As a young administrator, I observed that SOME parents and SOME students had a completely different perspective on grades. Darby-Colwyn, like most high schools in the mid-1970s, did not weight courses and continued to use numeric grades instead of using the methods favored by colleges who gave GPAs by awarding a “4” for each “A”, a “3” for each “B”, and so forth. This meant that a student’s 94 in, say, Chemistry II was worth less than a 99 a student received in an elective like band and meant that the ultimate selection of the valedictorian often hinged on grades given in ELECTIVES. Over the course of my three years at Darby-Colwyn, the Principal and I responded to this seemingly valid complaint by working with the faculty to develop a mechanism of assigning weights to some courses and moving away from letter grades to a GPA. But when the door was closed behind us, we both lamented the need to give any form of “granular” grades. In our perfect world, the high school would focus on getting every child to a mastery level, which we knew was far different than a passing grade. We knew that no matter how the valedictorian was determined there would be some parent who would dispute the means of calculation and the microscopic differential would come down to a single “B” a child got as a sophomore in Underwater Basketweaving. When grades are assigned based on anything other than mastery, this is the inevitable outcome. 

As a parent, when my daughters came home with their first “B” in their first year of high school, I congratulated them for no longer having to worry about being valedictorian and urged them to do the best they could without worrying about how they compared to classmates. 

As I read articles on disputes over who is the Valedictorian I cannot recall reading ANY articles on the absurdity of the competition to rank students or the needless pressure and stress it applies to teachers, parents, and ESPECIALLY students.

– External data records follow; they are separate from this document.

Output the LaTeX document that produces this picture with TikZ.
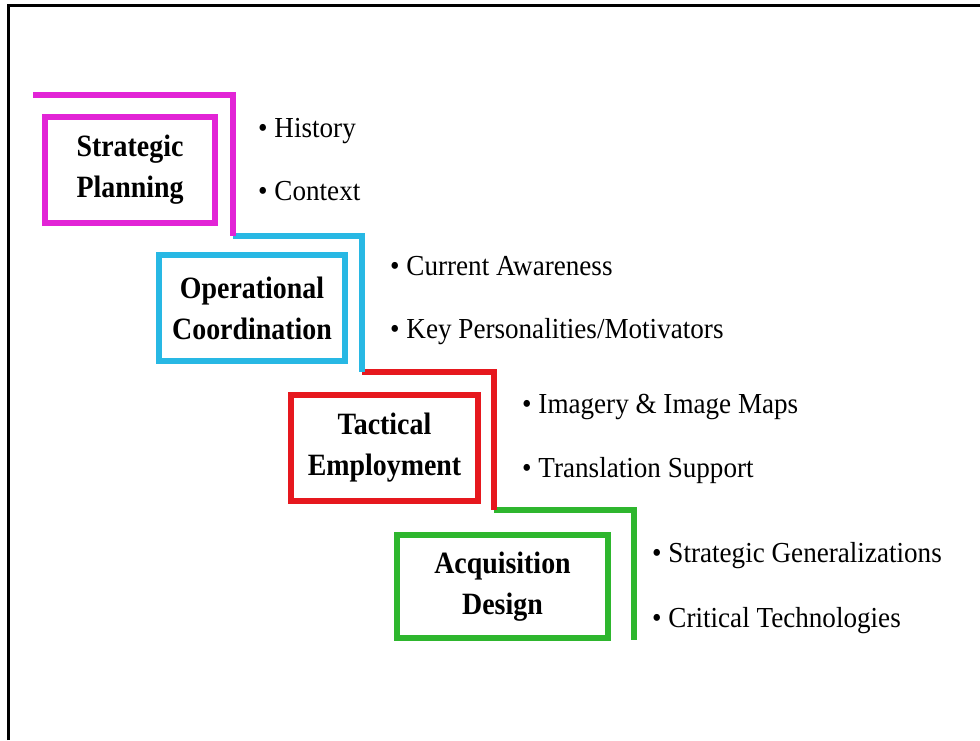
\documentclass[tikz,border=0pt]{standalone}
\usepackage{fontspec}
\setmainfont{Liberation Serif}
\newfontfamily\boxfont{Liberation Serif}[FakeStretch=0.9]
\newfontfamily\itemfont{Liberation Serif}[FakeStretch=0.935]
\usetikzlibrary{positioning}
\definecolor{stepmag}{RGB}{226,36,214}
\definecolor{stepcyan}{RGB}{40,184,228}
\definecolor{stepred}{RGB}{230,24,30}
\definecolor{stepgreen}{RGB}{46,182,46}
\begin{document}
\begin{tikzpicture}
    [x=1pt, y=-1pt,
     level/.style={draw, line width=6pt, align=center, inner sep=0pt,
       minimum height=106pt, font=\boxfont\fontsize{31}{41}\selectfont\bfseries},
     item/.style={inner sep=0pt, anchor=base west, font=\itemfont\fontsize{29}{34}\selectfont},
     stair/.style={line width=6pt}]
    \useasboundingbox (0,0) rectangle (980,740);
    \draw[line width=3pt] (8,740) -- (8,5) -- (980,5);

    \coordinate (s0) at (33,95);
    \coordinate (s1) at (233,236);
    \coordinate (s2) at (362,372);
    \coordinate (s3) at (494,510);
    \coordinate (s4) at (634,640);

    \node (sp) [level, draw=stepmag, minimum width=170pt] at (130,170) {Strategic\\Planning};
    \node (oc) [level, draw=stepcyan, minimum width=186pt] at (252,308) {Operational\\Coordination};
    \node (te) [level, draw=stepred, minimum width=187pt] at (384.5,447.5) {Tactical\\Employment};
    \node (ad) [level, draw=stepgreen, minimum width=211pt, minimum height=103pt] at (502.5,586.5) {Acquisition\\Design};

    \node (sp1) [item] at (258,137) {• History};
    \node (sp2) [item, below=63pt of sp1.base west, anchor=base west] {• Context};
    \node (oc1) [item] at (390,275) {• Current Awareness};
    \node (oc2) [item, below=63pt of oc1.base west, anchor=base west] {• Key Personalities/Motivators};
    \node (te1) [item] at (522,413) {• Imagery \& Image Maps};
    \node (te2) [item, below=64pt of te1.base west, anchor=base west] {• Translation Support};
    \node (ad1) [item] at (652,562) {• Strategic Generalizations};
    \node (ad2) [item, below=65pt of ad1.base west, anchor=base west] {• Critical Technologies};

    \draw[stair, stepgreen] (s3) -| (s4);
    \draw[stair, stepred] (s2) -| (s3);
    \draw[stair, stepcyan] (s1) -| (s2);
    \draw[stair, stepmag] (s0) -| (s1);
\end{tikzpicture}
\end{document}
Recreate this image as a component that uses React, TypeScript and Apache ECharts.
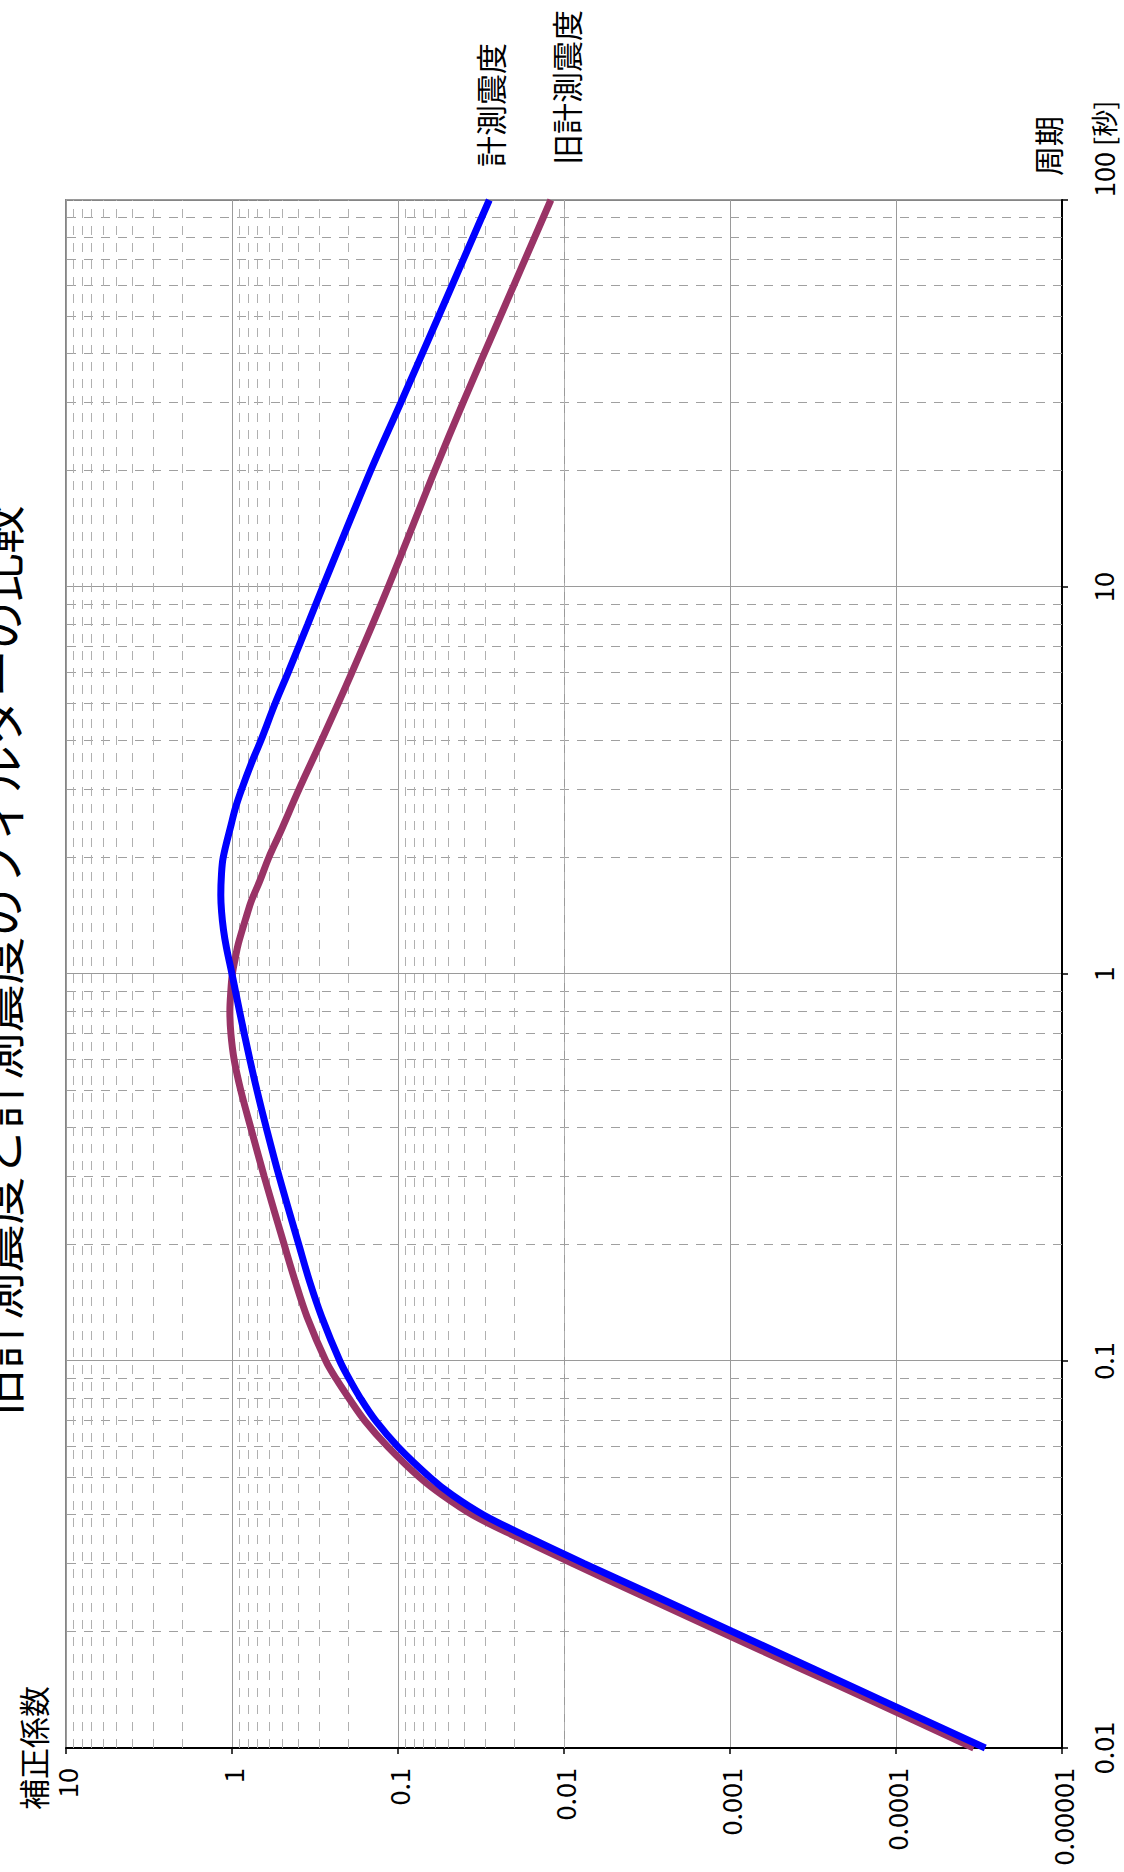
import React, { useEffect, useRef } from "react";
import * as echarts from "echarts";

// ---- data ----
const periodsNew = [0.01, 0.0132, 0.016, 0.02, 0.025, 0.03, 0.035, 0.04, 0.045, 0.05, 0.06, 0.07, 0.08, 0.09, 0.1, 0.13, 0.16, 0.2, 0.3, 0.4, 0.5, 0.6, 0.8, 1.0, 1.17, 1.3, 1.45, 1.6, 1.8, 2, 2.44, 2.7, 3, 3.5, 4, 5, 6, 8, 10, 20, 30, 50, 100];
const coefNew = [2.9e-5, 1.18e-4, 3.13e-4, 9.7e-4, 3.0e-3, 7.6e-3, 0.0163, 0.0305, 0.047, 0.064, 0.1, 0.136, 0.168, 0.197, 0.224, 0.288, 0.34, 0.396, 0.52, 0.621, 0.707, 0.78, 0.9, 1.0, 1.08, 1.125, 1.156, 1.168, 1.158, 1.13, 1.01, 0.95, 0.875, 0.765, 0.672, 0.55, 0.46, 0.35, 0.284, 0.146, 0.096, 0.057, 0.0282];

const periodsOld = [0.01, 0.0132, 0.016, 0.02, 0.025, 0.03, 0.035, 0.04, 0.045, 0.05, 0.06, 0.07, 0.08, 0.09, 0.1, 0.13, 0.16, 0.2, 0.3, 0.4, 0.5, 0.6, 0.7, 0.8, 0.9, 1.0, 1.1, 1.2, 1.43, 1.55, 1.74, 2, 2.31, 3, 4, 6, 10, 20, 30, 50, 100];
const coefOld = [3.4e-5, 1.38e-4, 3.7e-4, 1.15e-3, 3.55e-3, 8.9e-3, 0.019, 0.0355, 0.054, 0.074, 0.115, 0.158, 0.197, 0.236, 0.272, 0.353, 0.415, 0.485, 0.64, 0.77, 0.885, 0.97, 1.015, 1.03, 1.017, 0.995, 0.955, 0.915, 0.81, 0.762, 0.68, 0.6, 0.515, 0.395, 0.29, 0.19, 0.1146, 0.06, 0.0405, 0.0242, 0.012];

const periodTicks = [0.01, 0.1, 1, 10, 100];
const periodLabels = ["0.01", "0.1", "1", "10", ""];
const coefTicks = [0.00001, 0.0001, 0.001, 0.01, 0.1, 1, 10];
const coefLabels = ["0.00001", "0.0001", "0.001", "0.01", "0.1", "1", "10"];
const minorSteps = [2, 3, 4, 5, 6, 7, 8, 9];

const titleText = "旧計測震度と計測震度のフィルターの比較";
const seriesNewName = "計測震度";
const seriesOldName = "旧計測震度";
const xName = "周期";
const yName = "補正係数";
const lastPeriodLabel = "100 [秒]";

const FONT = '"Noto Sans CJK JP", "Noto Sans", sans-serif';
const W = 1872;
const H = 1124;

function labelFor(ticks: number[], labels: string[], v: number) {
  const k = Math.round(Math.log10(v));
  const i = ticks.findIndex((t) => Math.round(Math.log10(t)) === k);
  return i >= 0 ? labels[i] : "";
}

export default function App() {
  const ref = useRef<HTMLDivElement>(null);

  useEffect(() => {
    if (!ref.current) return;
    const chart = echarts.init(ref.current, undefined, { renderer: "svg", width: W, height: H });

    const periodMinor: number[] = [];
    periodTicks.slice(0, -1).forEach((d) => minorSteps.forEach((m) => periodMinor.push(d * m)));
    const coefMinor: number[] = [];
    coefTicks.slice(0, -1).forEach((d) => minorSteps.forEach((m) => coefMinor.push(d * m)));

    const minorLines = [
      ...periodMinor.map((v) => ({ xAxis: v, lineStyle: { color: "#a0a0a0", width: 1, type: [9, 8] } })),
      ...coefMinor.map((v) => ({ yAxis: v, lineStyle: { color: "#b0b0b0", width: 1, type: [9, 8] } })),
    ];

    const option: any = {
      animation: false,
      backgroundColor: "#ffffff",
      textStyle: { fontFamily: FONT },
      grid: { left: 124, right: 200, top: 66, bottom: 62, show: true, borderColor: "#858585", borderWidth: 2, containLabel: false },
      xAxis: {
        type: "log",
        logBase: 10,
        min: 0.01,
        max: 100,
        splitNumber: 4,
        name: xName,
        nameLocation: "end",
        nameGap: 24,
        nameTextStyle: { fontSize: 30, color: "#000", fontFamily: FONT, align: "left", verticalAlign: "bottom" },
        axisLine: { show: true, onZero: false, lineStyle: { color: "#000", width: 2 } },
        axisTick: { show: true, inside: false, length: 6, lineStyle: { color: "#000", width: 1.5 } },
        axisLabel: {
          margin: 27,
          fontSize: 27,
          color: "#000",
          fontFamily: FONT,
          showMaxLabel: true,
          showMinLabel: true,
          formatter: (v: number) => labelFor(periodTicks, periodLabels, v),
        },
        splitLine: { show: true, lineStyle: { color: "#9a9a9a", width: 1 } },
      },
      yAxis: {
        type: "log",
        logBase: 10,
        min: 0.00001,
        max: 10,
        splitNumber: 6,
        name: yName,
        nameLocation: "end",
        nameGap: 18,
        nameTextStyle: { fontSize: 31, color: "#000", fontFamily: FONT },
        axisLine: { show: true, onZero: false, lineStyle: { color: "#000", width: 2 } },
        axisTick: { show: true, inside: false, length: 6, lineStyle: { color: "#000", width: 1.5 } },
        axisLabel: {
          margin: 20,
          fontSize: 27,
          color: "#000",
          fontFamily: FONT,
          showMaxLabel: true,
          showMinLabel: true,
          formatter: (v: number) => labelFor(coefTicks, coefLabels, v),
        },
        splitLine: { show: true, lineStyle: { color: "#9a9a9a", width: 1 } },
      },
      series: [
        {
          name: "minor-grid",
          type: "line",
          data: [],
          silent: true,
          z: 1,
          markLine: {
            silent: true,
            symbol: ["none", "none"],
            label: { show: false },
            emphasis: { disabled: true },
            animation: false,
            data: minorLines,
          },
        },
        {
          name: seriesOldName,
          type: "line",
          data: periodsOld.map((t, i) => [t, coefOld[i]]),
          showSymbol: false,
          symbol: "none",
          smooth: 0.35,
          z: 10,
          lineStyle: { color: "#993366", width: 7 },
          itemStyle: { color: "#993366" },
        },
        {
          name: seriesNewName,
          type: "line",
          data: periodsNew.map((t, i) => [t, coefNew[i]]),
          showSymbol: false,
          symbol: "none",
          smooth: 0.35,
          z: 11,
          lineStyle: { color: "#0000ff", width: 7 },
          itemStyle: { color: "#0000ff" },
        },
      ],
      graphic: [
        {
          type: "text",
          x: 911,
          y: -2,
          style: { text: titleText, fontSize: 48, fill: "#000", fontFamily: FONT, align: "center", verticalAlign: "middle" },
        },
        {
          type: "text",
          x: 1705,
          y: 489,
          style: { text: seriesNewName, fontSize: 31, fill: "#000", fontFamily: FONT, align: "left", verticalAlign: "middle" },
        },
        {
          type: "text",
          x: 1707,
          y: 565,
          style: { text: seriesOldName, fontSize: 31, fill: "#000", fontFamily: FONT, align: "left", verticalAlign: "middle" },
        },
        {
          type: "text",
          x: 1675,
          y: 1103,
          style: { text: lastPeriodLabel, fontSize: 27, fill: "#000", fontFamily: FONT, align: "left", verticalAlign: "middle" },
        },
      ],
    };

    chart.setOption(option);
    return () => chart.dispose();
  }, []);

  return (
    <div style={{ position: "fixed", left: 0, top: 0, width: 1124, height: 1872, overflow: "hidden", background: "#fff" }}>
      <div
        ref={ref}
        style={{
          position: "absolute",
          left: 0,
          top: 0,
          width: W,
          height: H,
          transformOrigin: "0 0",
          transform: `translate(0px, ${W}px) rotate(-90deg)`,
        }}
      />
    </div>
  );
}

Worst of all, it leads to arguments over the calculation of each and every grade assigned to students instead of discussions on what the student learned in the class. This is especially the case on the lower end of the spectrum where a PASSING grade is conflated with mastery of the content. This misapplication eventually leads to circumstances where a student who “earned” passing grades fails to demonstrate the ability to perform basic skills that they supposedly mastered because they “passed” a course. 

My advice to the communities in MS and TX being ripped asunder by the microscopic differences between the top students in your graduating class, abandon grading systems that emphasize the false distinctions between the best and brightest and look to using grading systems that determine mastery of the content teachers are providing.